> [Written problem] Retype, please, the listing from its opening line through the line that contains "import * as", both included, without the pictures.

[start Information given]

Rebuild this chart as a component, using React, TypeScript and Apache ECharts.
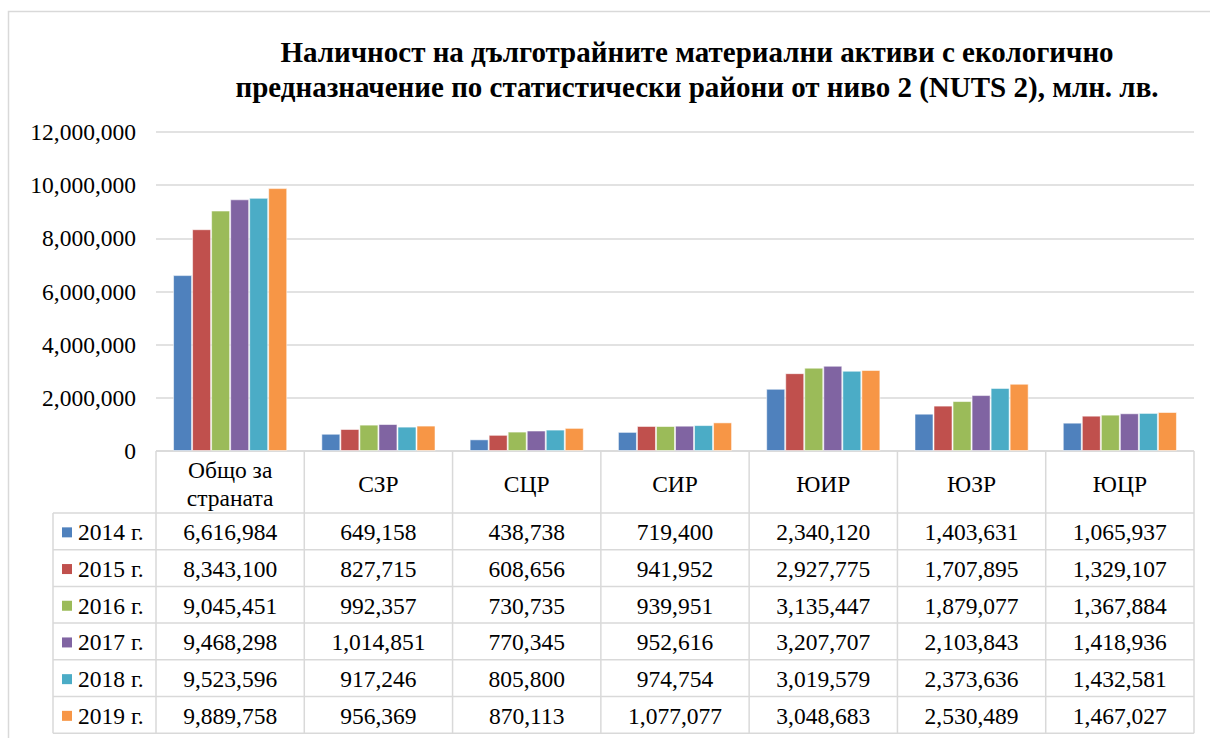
import React, { useEffect, useRef } from "react";
import * as echarts from "echarts";

const titleLines = [
  "Наличност на дълготрайните материални активи с екологично",
  "предназначение по статистически райони от ниво 2 (NUTS 2), млн. лв.",
];
const categories = ["Общо за\nстраната", "СЗР", "СЦР", "СИР", "ЮИР", "ЮЗР", "ЮЦР"];
const seriesNames = ["2014 г.", "2015 г.", "2016 г.", "2017 г.", "2018 г.", "2019 г."];
const v2014 = [6616984, 649158, 438738, 719400, 2340120, 1403631, 1065937];
const v2015 = [8343100, 827715, 608656, 941952, 2927775, 1707895, 1329107];
const v2016 = [9045451, 992357, 730735, 939951, 3135447, 1879077, 1367884];
const v2017 = [9468298, 1014851, 770345, 952616, 3207707, 2103843, 1418936];
const v2018 = [9523596, 917246, 805800, 974754, 3019579, 2373636, 1432581];
const v2019 = [9889758, 956369, 870113, 1077077, 3048683, 2530489, 1467027];
const seriesValues = [v2014, v2015, v2016, v2017, v2018, v2019];
const colors = ["#4F81BD", "#C0504D", "#9BBB59", "#8064A2", "#4BACC6", "#F79646"];
const yMin = 0;
const yMax = 12000000;
const yInterval = 2000000;

const FONT = "'Liberation Serif', 'DejaVu Serif', 'Times New Roman', serif";
const W = 1210;
const H = 738;
const GRID_L = 156;
const GRID_R = 1194;
const GRID_T = 132;
const GRID_B = 451;
const HEADER_B = 513;
const ROW_H = 36.7;
const TABLE_L = 53;
const LINE_C = "#d9d9d9";

const fmt = (v: number) => v.toLocaleString("en-US");

export default function App() {
  const ref = useRef<HTMLDivElement>(null);
  useEffect(() => {
    if (!ref.current) return;
    const chart = echarts.init(ref.current, undefined, { renderer: "svg" });
    const colW = (GRID_R - GRID_L) / categories.length;
    const tableBottom = HEADER_B + ROW_H * seriesNames.length;
    const graphics: any[] = [];
    const lineStyle = { stroke: LINE_C, lineWidth: 1.5 };
    const txt = (size: number, weight: string = "normal") => ({
      fontFamily: FONT,
      fontSize: size,
      fontWeight: weight,
      fill: "#000",
    });
    graphics.push({
      type: "rect",
      shape: { x: 8.5, y: 11.5, width: W + 10, height: H + 10 },
      style: { fill: "none", stroke: LINE_C, lineWidth: 1.5 },
      silent: true,
    });
    titleLines.forEach((t, i) => {
      graphics.push({
        type: "text",
        x: 697,
        y: 52 + i * 35,
        style: { text: t, ...txt(29, "bold"), textAlign: "center", textVerticalAlign: "middle" },
      });
    });
    graphics.push({ type: "line", shape: { x1: GRID_L, y1: GRID_B, x2: GRID_R, y2: GRID_B }, style: lineStyle });
    for (let r = 0; r <= seriesNames.length; r++) {
      const y = HEADER_B + r * ROW_H;
      graphics.push({ type: "line", shape: { x1: TABLE_L, y1: y, x2: GRID_R, y2: y }, style: lineStyle });
    }
    graphics.push({ type: "line", shape: { x1: TABLE_L, y1: HEADER_B, x2: TABLE_L, y2: tableBottom }, style: lineStyle });
    for (let c = 0; c <= categories.length; c++) {
      const x = GRID_L + c * colW;
      graphics.push({ type: "line", shape: { x1: x, y1: GRID_B, x2: x, y2: tableBottom }, style: lineStyle });
    }
    categories.forEach((cat, c) => {
      graphics.push({
        type: "text",
        x: GRID_L + (c + 0.5) * colW,
        y: (GRID_B + HEADER_B) / 2 + 2,
        style: { text: cat, ...txt(23.5), textAlign: "center", textVerticalAlign: "middle", lineHeight: 28 },
      });
    });
    seriesNames.forEach((name, r) => {
      const cy = HEADER_B + (r + 0.5) * ROW_H + 1;
      graphics.push({
        type: "rect",
        shape: { x: 62, y: cy - 5, width: 10, height: 10 },
        style: { fill: colors[r] },
      });
      graphics.push({
        type: "text",
        x: 78,
        y: cy,
        style: { text: name, ...txt(23.5), textAlign: "left", textVerticalAlign: "middle" },
      });
      seriesValues[r].forEach((v, c) => {
        graphics.push({
          type: "text",
          x: GRID_L + (c + 0.5) * colW,
          y: cy,
          style: { text: fmt(v), ...txt(23.5), textAlign: "center", textVerticalAlign: "middle" },
        });
      });
    });

    chart.setOption({
      animation: false,
      backgroundColor: "#fff",
      textStyle: { fontFamily: FONT },
      grid: { left: GRID_L, right: W - GRID_R, top: GRID_T, bottom: H - GRID_B, containLabel: false },
      xAxis: {
        type: "category",
        data: categories,
        axisLine: { show: false },
        axisTick: { show: false },
        axisLabel: { show: false },
      },
      yAxis: {
        type: "value",
        min: yMin,
        max: yMax,
        interval: yInterval,
        axisLine: { show: false },
        axisTick: { show: false },
        axisLabel: {
          formatter: (v: number) => fmt(v),
          fontFamily: FONT,
          fontSize: 23.5,
          color: "#000",
          margin: 20,
        },
        splitLine: { lineStyle: { color: LINE_C, width: 1.5 } },
      },
      series: seriesNames.map((name, i) => ({
        name,
        type: "bar",
        data: seriesValues[i],
        barGap: "0%",
        barCategoryGap: "23%",
        itemStyle: { color: colors[i], borderColor: "rgba(255,255,255,0.55)", borderWidth: 1 },
      })),
      graphic: graphics,
    });
    return () => chart.dispose();
  }, []);
  return <div ref={ref} style={{ position: "absolute", left: 0, top: 0, width: W, height: H }} />;
}
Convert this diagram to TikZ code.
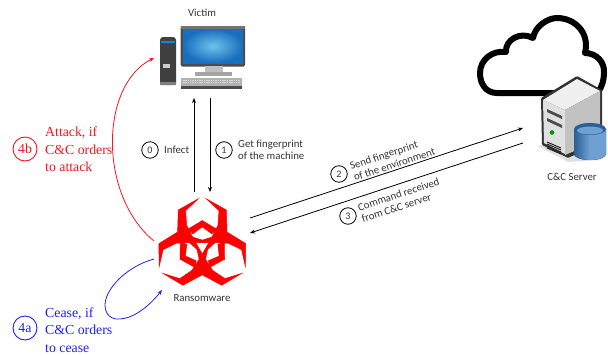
\documentclass[tikz,border=0pt]{standalone}
\usepackage{fontspec}
\setmainfont{Liberation Serif}
\newfontfamily\labelfont{Carlito}
\usetikzlibrary{arrows.meta}
\definecolor{cmdred}{RGB}{250,20,30}
\definecolor{cmdblue}{RGB}{30,30,245}
\definecolor{screenin}{RGB}{110,195,235}
\definecolor{screenout}{RGB}{25,110,190}
\definecolor{drumtop}{RGB}{45,95,150}
\definecolor{drumface}{RGB}{110,160,210}
\tikzset{
	arrow/.style={-{Stealth[length=5pt,width=4pt]}, line width=0.8pt},
	holder/.style={inner sep=0pt, outer sep=0pt},
	small/.style={inner sep=0pt, font=\labelfont\fontsize{10.8}{12}\selectfont, text=black!80, align=left},
	big/.style={inner sep=0pt, font=\fontsize{13.8}{17.5}\selectfont, align=left},
	stepmark/.style={circle, draw, line width=0.8pt, inner sep=0pt, minimum size=16.5pt, font=\labelfont\fontsize{10}{11}\selectfont, text=black!80},
	bigmark/.style={circle, draw, line width=0.9pt, inner sep=0pt, minimum size=24pt, font=\fontsize{13.8}{15}\selectfont},
	blade/.style={fill=red, draw=red, line width=0.5pt, line join=miter}
}
\begin{document}
\begin{tikzpicture}[x=1pt, y=-1pt]
	\useasboundingbox (0,0) rectangle (608,356);
	% cloud
	\draw[line width=6pt, line join=round] (575,93) -- (497,93)
		.. controls (486,93) and (480,84) .. (480,73)
		.. controls (480,60) and (492,50) .. (506,52)
		.. controls (505,40) and (520,31) .. (533,38)
		.. controls (535,26) and (548,18) .. (557,18)
		.. controls (575,18) and (590,33) .. (585,53)
		.. controls (597,53) and (605,63) .. (604,73)
		.. controls (604,80) and (602,87) .. (598,92);
	% computer
	\fill[black!75, rounded corners=1pt] (160,39) -- (162,37) -- (174,37) -- (176,39) -- (176,85) -- (160,85) -- cycle;
	\fill[black!50!white] (160,82) rectangle (176,85);
	\fill[cyan!70!blue] (161,41) rectangle (175,42.5);
	\fill[white!80!black] (163,64) rectangle (170,68);
	\fill[black!70, rounded corners=1.5pt] (180.5,26) rectangle (245,66.5);
	\fill[black!55] (180.5,26) rectangle (245,29);
	\shade[inner color=screenin, outer color=screenout] (183,29) rectangle (243,63);
	\fill[black!25] (205,66) rectangle (223,72);
	\fill[black!35] (195,72) rectangle (232,76);
	\fill[black!30] (181,78) rectangle (242,86);
	\fill[black!70] (181,86) rectangle (242,88.5);
	\foreach \i in {80,82.5} {\draw[white!85!black, line width=0.8pt, dash pattern=on 1.5pt off 0.8pt] (183,\i) -- (240,\i);}
	\node[holder, minimum width=96pt, minimum height=80pt] (pc) at (202,58) {};
	\node[small] (victim) at (202,12.5) {Victim};
	% ransomware sign
	\foreach \ang in {0,120,240} {
		\begin{scope}[shift={(202.3,246.3)}, rotate=\ang]
			\foreach \side in {1,-1} {
				\begin{scope}[xscale=\side]
					\filldraw[blade] (-4,-47.5) -- (-24,-36.3) -- (-24.7,-14.7) -- (0,8) -- (-7,-4) -- (-15.7,-21) -- (-16.7,-35.7) -- cycle;
					\filldraw[blade] (0,-25.7) -- (-14.5,-17) -- (-9.5,-12.5) -- (0,-19.5) -- cycle;
				\end{scope}
			}
		\end{scope}
	}
	\node[holder, minimum width=96pt, minimum height=98pt] (hazard) at (202,241) {};
	\node[small] (ransom) at (202,298.5) {Ransomware};
	% server
	\fill[black!20, opacity=0.6] (538,146) -- (568,162) -- (600,160) -- (600,130) -- cycle;
	\fill[black!80, rounded corners=1pt] (577,76) -- (602,90) -- (602,142) -- (568,158) -- (542,145) -- (541,98) -- cycle;
	\fill[black!6] (577,79) -- (600,91) -- (565,110) -- (543,100) -- cycle;
	\fill[black!24] (565,110) -- (600,91) -- (600,140) -- (565,155) -- cycle;
	\fill[black!12] (543,100) -- (565,110) -- (565,154) -- (544,143) -- cycle;
	\fill[black!70] (547,109) -- (562,116) -- (562,119) -- (547,112) -- cycle;
	\fill[black!70] (547,118) -- (562,125) -- (562,128) -- (547,121) -- cycle;
	\fill[green!60!black] (552,132.5) circle (2.3pt);
	\foreach \i in {0,2,4,6} {\draw[black!85, line width=1pt] (547,142+\i) -- (561,148+\i);}
	\fill[left color=drumtop, right color=drumface, middle color=drumface] (574,129) -- (574,154) arc[start angle=180, end angle=360, x radius=16, y radius=-6] -- (606,129) -- cycle;
	\fill[drumtop] (590,129) ellipse (16pt and 6pt);
	\fill[drumface] (590,130.5) ellipse (13pt and 4pt);
	\node[holder, minimum width=98pt, minimum height=100pt] (cc) at (572,135) {};
	\node[small] (server) at (572,177) {C\&C Server};
	% steps
	\draw[arrow] ([xshift=-8pt]hazard.north) -- ([xshift=-8pt]pc.south);
	\draw[arrow] ([xshift=8pt]pc.south) -- ([xshift=8pt]hazard.north);
	\draw[arrow] ([yshift=23pt]hazard.east) -- ([yshift=7pt]cc.west);
	\draw[arrow] ([yshift=-8pt]cc.west) -- ([yshift=8pt]hazard.east);
	\draw[arrow, cmdred] (hazard.west) .. controls (98,195) and (100,85) .. (pc.west);
	\draw[arrow, cmdblue] ([yshift=-18pt]hazard.west) .. controls (125,267) and (105,290) .. (105,305)
		.. controls (105,315) and (112,320) .. (120,319)
		.. controls (135,318) and (150,305) .. ([xshift=-40pt]hazard.south);
	\node[stepmark] (n0) at (150,150) {0};
	\node[small, anchor=west] (infect) at (164,150) {Infect};
	\node[stepmark] (n1) at (224,150) {1};
	\node[small, anchor=west] (getfp) at (238,150) {Get fingerprint\\of the machine};
	\node[stepmark] (n2) at (339,174) {2};
	\node[small, rotate=18.2] (sendfp) at (392.5,158.5) {Send fingerprint\\of the environment};
	\node[stepmark] (n3) at (348,216) {3};
	\node[small, rotate=18.2] (cmdrecv) at (400.5,200) {Command received\\from C\&C server};
	\node[bigmark, cmdred] (n4b) at (25,149) {4b};
	\node[big, cmdred, anchor=west] (attack) at (45,149.5) {Attack, if\\C\&C orders\\to attack};
	\node[bigmark, cmdblue] (n4a) at (25,328) {4a};
	\node[big, cmdblue, anchor=west] (cease) at (45,330) {Cease, if\\C\&C orders\\to cease};
\end{tikzpicture}
\end{document}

[end Information given]

> [Result of this task]
Rebuild this chart as a component, using React, TypeScript and Apache ECharts.
import React, { useEffect, useRef } from "react";
import * as echarts from "echarts";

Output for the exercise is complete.